Ongoing index corruption causing database crashes in Progress 9

<func-name>: Error occurred in area <num>, block number: <num>, extent<name>: . (10560)

bmLockBuffer: Error occurred in area <num>, block number: <num>, extent: <name> . (10560)

SYSTEM ERROR: Database block <nbr> has incorrect recid: <nbr>. (355)

Corrupt block detected when attempting to release a buffer. (4232)

bmReleaseBuffer: Error occurred in area <num>, block number: <num>, extent: <name> (10560)

Writing block <num> to log file. Please save and send the log file to Progress Software Corp. for investigation. (10561)

SYSTEM ERROR: Memory violation. (49)

Machine is SMP multi-processor, Pentium Xeon.

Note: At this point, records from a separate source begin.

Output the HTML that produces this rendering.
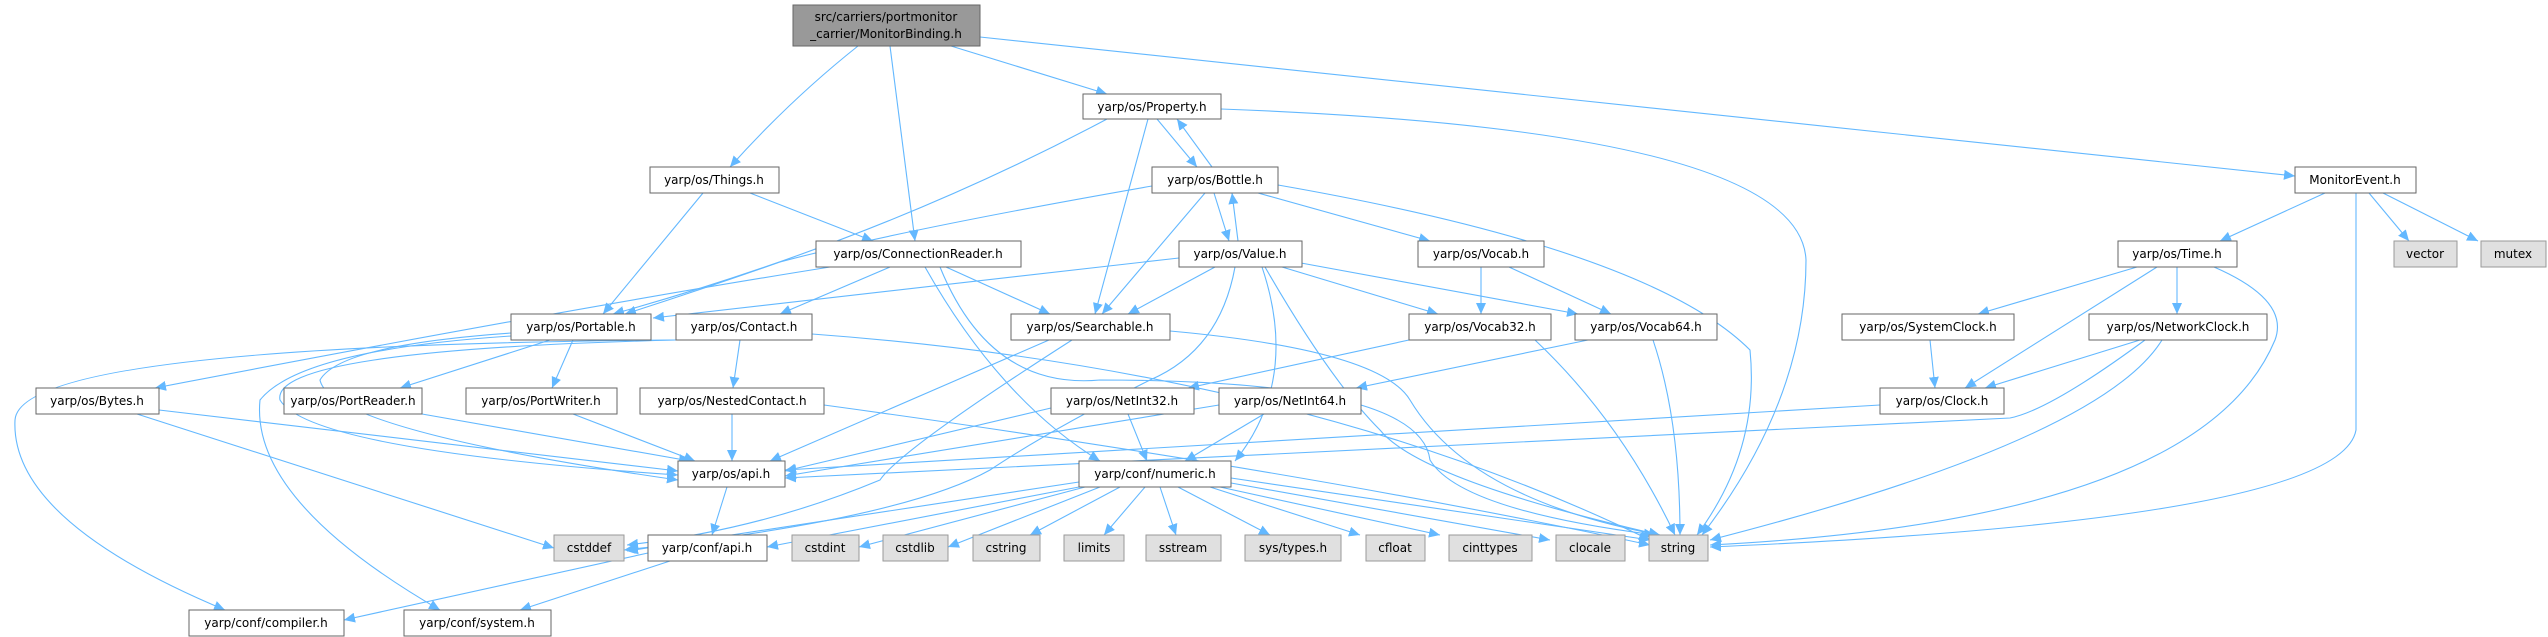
<!DOCTYPE html>
<html><head><meta charset="utf-8"><style>
html,body{margin:0;padding:0;background:#fff;}
svg{display:block;}
text{font-family:"DejaVu Sans","Liberation Sans",sans-serif;font-size:12px;fill:#000;}
</style></head><body>
<svg width="2548" height="637" viewBox="0 0 2548 637" xmlns="http://www.w3.org/2000/svg">
<defs><marker id="a" markerUnits="userSpaceOnUse" markerWidth="12" markerHeight="10" refX="11" refY="5" orient="auto"><path d="M0,0 L11,5 L0,10 z" fill="#63b8ff"/></marker></defs>
<g fill="none" stroke="#63b8ff" stroke-width="1.1" marker-end="url(#a)">
<path d="M858,46 Q790,100 730,167"/>
<path d="M890,46 L915,241"/>
<path d="M951,46 L1107,94"/>
<path d="M980,37 L2295,176"/>
<path d="M703,193 L603,314"/>
<path d="M750,193 L873,241"/>
<path d="M1107,119 Q880,240 613,314"/>
<path d="M1148,119 L1095,314"/>
<path d="M1157,119 L1197,167"/>
<path d="M1212,167 L1177,119"/>
<path d="M1221,109 Q1800,130 1806,260 Q1806,400 1702,535"/>
<path d="M1152,186 Q900,230 780,262 Q700,290 625,314"/>
<path d="M1205,193 L1102,314"/>
<path d="M1214,193 L1229,241"/>
<path d="M1238,241 L1232,193"/>
<path d="M1258,193 L1430,241"/>
<path d="M1278,185 Q1650,250 1750,350 Q1760,450 1697,535"/>
<path d="M830,267 Q560,310 155,388"/>
<path d="M890,267 L780,314"/>
<path d="M946,267 L1050,314"/>
<path d="M925,267 Q1000,400 1100,461"/>
<path d="M940,267 Q990,390 1100,380 Q1420,380 1430,460 Q1460,510 1655,535"/>
<path d="M1179,258 L653,318"/>
<path d="M1215,267 L1128,314"/>
<path d="M1282,267 L1438,314"/>
<path d="M1301,263 L1578,314"/>
<path d="M1235,267 Q1220,350 1150,380 Q1050,430 990,470 Q900,520 624,550"/>
<path d="M1262,267 Q1300,380 1235,461"/>
<path d="M1265,267 Q1330,380 1380,430 Q1420,480 1660,535"/>
<path d="M1481,267 L1481,314"/>
<path d="M1509,267 L1611,314"/>
<path d="M511,333 Q340,345 320,380 Q330,430 678,480"/>
<path d="M676,340 Q270,350 280,400 Q310,450 678,475"/>
<path d="M550,340 L400,388"/>
<path d="M573,340 L552,388"/>
<path d="M511,336 Q300,350 260,400 Q250,500 440,610"/>
<path d="M676,340 Q20,345 15,420 Q10,520 225,610"/>
<path d="M740,340 L733,388"/>
<path d="M812,334 Q1300,370 1650,540"/>
<path d="M732,414 L732,461"/>
<path d="M824,405 Q1300,470 1650,545"/>
<path d="M159,410 L678,471"/>
<path d="M137,414 L554,548"/>
<path d="M422,414 L690,461"/>
<path d="M573,414 L695,461"/>
<path d="M727,487 L712,535"/>
<path d="M648,553 L344,620"/>
<path d="M670,561 L520,610"/>
<path d="M1049,340 L770,461"/>
<path d="M1072,340 Q900,450 880,480 Q760,530 627,545"/>
<path d="M1170,331 Q1380,350 1410,400 Q1470,500 1660,535"/>
<path d="M1409,340 L1188,388"/>
<path d="M1588,340 L1356,388"/>
<path d="M1535,340 Q1620,420 1675,535"/>
<path d="M1653,340 Q1680,420 1680,535"/>
<path d="M1051,408 L785,471"/>
<path d="M1128,414 L1147,461"/>
<path d="M1219,405 L785,476"/>
<path d="M1264,414 L1185,461"/>
<path d="M1079,482 Q900,510 627,551"/>
<path d="M1079,487 L767,547"/>
<path d="M1085,487 L859,547"/>
<path d="M1100,487 L948,547"/>
<path d="M1120,487 L1030,535"/>
<path d="M1145,487 L1104,535"/>
<path d="M1160,487 L1176,535"/>
<path d="M1178,487 L1270,535"/>
<path d="M1210,487 L1360,535"/>
<path d="M1220,487 L1440,535"/>
<path d="M1231,483 L1550,540"/>
<path d="M1231,478 L1650,540"/>
<path d="M2325,193 L2220,241"/>
<path d="M2369,193 L2409,241"/>
<path d="M2383,193 L2478,241"/>
<path d="M2356,193 L2356,430 Q2340,520 1710,547"/>
<path d="M2137,267 L1978,314"/>
<path d="M2157,267 L1965,388"/>
<path d="M2177,267 L2177,314"/>
<path d="M2214,267 Q2290,300 2275,340 Q2200,520 1710,545"/>
<path d="M1930,340 L1935,388"/>
<path d="M2140,340 L1985,388"/>
<path d="M2145,340 Q2050,410 2010,418 L785,478"/>
<path d="M2162,340 Q2100,440 1710,540"/>
<path d="M1880,405 L785,470"/>
</g>
<g stroke-width="1">
<rect x="793" y="5" width="187" height="41" fill="#999" stroke="#666"/>
<g fill="#fff" stroke="#666">
<rect x="650" y="167" width="129" height="26"/>
<rect x="816" y="241" width="205" height="26"/>
<rect x="511" y="314" width="140" height="26"/>
<rect x="676" y="314" width="136" height="26"/>
<rect x="36" y="388" width="123" height="26"/>
<rect x="284" y="388" width="138" height="26"/>
<rect x="466" y="388" width="151" height="26"/>
<rect x="640" y="388" width="184" height="26"/>
<rect x="678" y="461" width="107" height="26"/>
<rect x="648" y="535" width="119" height="26"/>
<rect x="189" y="610" width="155" height="26"/>
<rect x="404" y="610" width="147" height="26"/>
<rect x="1083" y="94" width="138" height="25"/>
<rect x="1152" y="167" width="126" height="26"/>
<rect x="2295" y="167" width="121" height="26"/>
<rect x="1179" y="241" width="123" height="26"/>
<rect x="1418" y="241" width="126" height="26"/>
<rect x="2118" y="241" width="119" height="26"/>
<rect x="1011" y="314" width="159" height="26"/>
<rect x="1409" y="314" width="142" height="26"/>
<rect x="1575" y="314" width="142" height="26"/>
<rect x="1842" y="314" width="172" height="26"/>
<rect x="2089" y="314" width="178" height="26"/>
<rect x="1051" y="388" width="143" height="26"/>
<rect x="1219" y="388" width="142" height="26"/>
<rect x="1880" y="388" width="124" height="26"/>
<rect x="1079" y="461" width="152" height="26"/>
</g>
<g fill="#e0e0e0" stroke="#999">
<rect x="554" y="535" width="70" height="26"/>
<rect x="792" y="535" width="67" height="26"/>
<rect x="883" y="535" width="65" height="26"/>
<rect x="973" y="535" width="67" height="26"/>
<rect x="1064" y="535" width="60" height="26"/>
<rect x="1146" y="535" width="75" height="26"/>
<rect x="1245" y="535" width="96" height="26"/>
<rect x="1366" y="535" width="59" height="26"/>
<rect x="1449" y="535" width="83" height="26"/>
<rect x="1556" y="535" width="69" height="26"/>
<rect x="1649" y="535" width="59" height="26"/>
<rect x="2394" y="241" width="63" height="26"/>
<rect x="2481" y="241" width="65" height="26"/>
</g>
</g>
<g text-anchor="middle">
<text x="886" y="21">src/carriers/portmonitor</text>
<text x="886" y="38">_carrier/MonitorBinding.h</text>
<text x="714" y="184">yarp/os/Things.h</text>
<text x="918" y="258">yarp/os/ConnectionReader.h</text>
<text x="581" y="331">yarp/os/Portable.h</text>
<text x="744" y="331">yarp/os/Contact.h</text>
<text x="97" y="405">yarp/os/Bytes.h</text>
<text x="353" y="405">yarp/os/PortReader.h</text>
<text x="541" y="405">yarp/os/PortWriter.h</text>
<text x="732" y="405">yarp/os/NestedContact.h</text>
<text x="731" y="478">yarp/os/api.h</text>
<text x="707" y="552">yarp/conf/api.h</text>
<text x="266" y="627">yarp/conf/compiler.h</text>
<text x="477" y="627">yarp/conf/system.h</text>
<text x="1152" y="111">yarp/os/Property.h</text>
<text x="1215" y="184">yarp/os/Bottle.h</text>
<text x="2355" y="184">MonitorEvent.h</text>
<text x="1240" y="258">yarp/os/Value.h</text>
<text x="1481" y="258">yarp/os/Vocab.h</text>
<text x="2177" y="258">yarp/os/Time.h</text>
<text x="1090" y="331">yarp/os/Searchable.h</text>
<text x="1480" y="331">yarp/os/Vocab32.h</text>
<text x="1646" y="331">yarp/os/Vocab64.h</text>
<text x="1928" y="331">yarp/os/SystemClock.h</text>
<text x="2178" y="331">yarp/os/NetworkClock.h</text>
<text x="1122" y="405">yarp/os/NetInt32.h</text>
<text x="1290" y="405">yarp/os/NetInt64.h</text>
<text x="1942" y="405">yarp/os/Clock.h</text>
<text x="1155" y="478">yarp/conf/numeric.h</text>
<text x="589" y="552">cstddef</text>
<text x="825" y="552">cstdint</text>
<text x="915" y="552">cstdlib</text>
<text x="1006" y="552">cstring</text>
<text x="1094" y="552">limits</text>
<text x="1183" y="552">sstream</text>
<text x="1293" y="552">sys/types.h</text>
<text x="1395" y="552">cfloat</text>
<text x="1490" y="552">cinttypes</text>
<text x="1590" y="552">clocale</text>
<text x="1678" y="552">string</text>
<text x="2425" y="258">vector</text>
<text x="2513" y="258">mutex</text>
</g>
</svg>
</body></html>
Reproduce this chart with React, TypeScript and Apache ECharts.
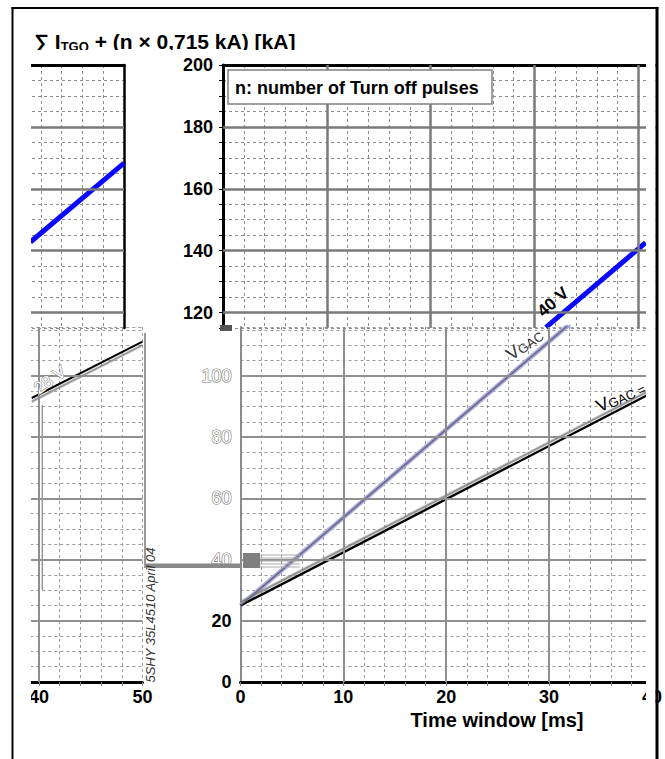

2 GB or more memory available on system

Server architecture entirely addresses >= 2GB

Idxcheck operations detect index corruption where other index utilities do not necessarily

Index corruption accelerates over time culminating in database crash situation

Compaq ML530 and Compaq Proliant ML750 machines with write back cache

-spin and -B have been sufficiently tuned

FACT(s) (Environment):

Progress 9.1D
Progress 9.1C
SCO UnixWare 7.1.1
SCO UnixWare 7.1.3

CAUSE:

BUG# 20031029-019

CAUSE:

This is an OS issue (not Progress) with the memove() call. When an overlapping memmove() call whose boundary crosses the 2 Gig (or pos neg) range, this causes "byte shift" corruption at block level. Later, when we attempt to add addional entries to the index our calculations result in garbage (negative lengths) which then causes other blocks in our buffer pool to get overwritten with garbage (because we are passing a negative length to memmove() which interprets the length as an unsigned value and therefore a very large value). The real problem however is that the previous memmove() corrupted the block.

Because memory allocation does not need to be contiguous, in an extreme case, we could have been needing (say) only 8KB of memory and "struck the un-lucky jackpot" by being given the 2GB memory address pointer to run "that" memory address from in the first place. This is why this issue only relates to a server architecture that entirely addresses >=2GB, in order to exceed the boundary in the first place.

FIX:

Apply Service Pack 9.1D08 or later which addresses this memove() OS function by avoiding using a block in the buffer pool if its address spans the 2 gig limit.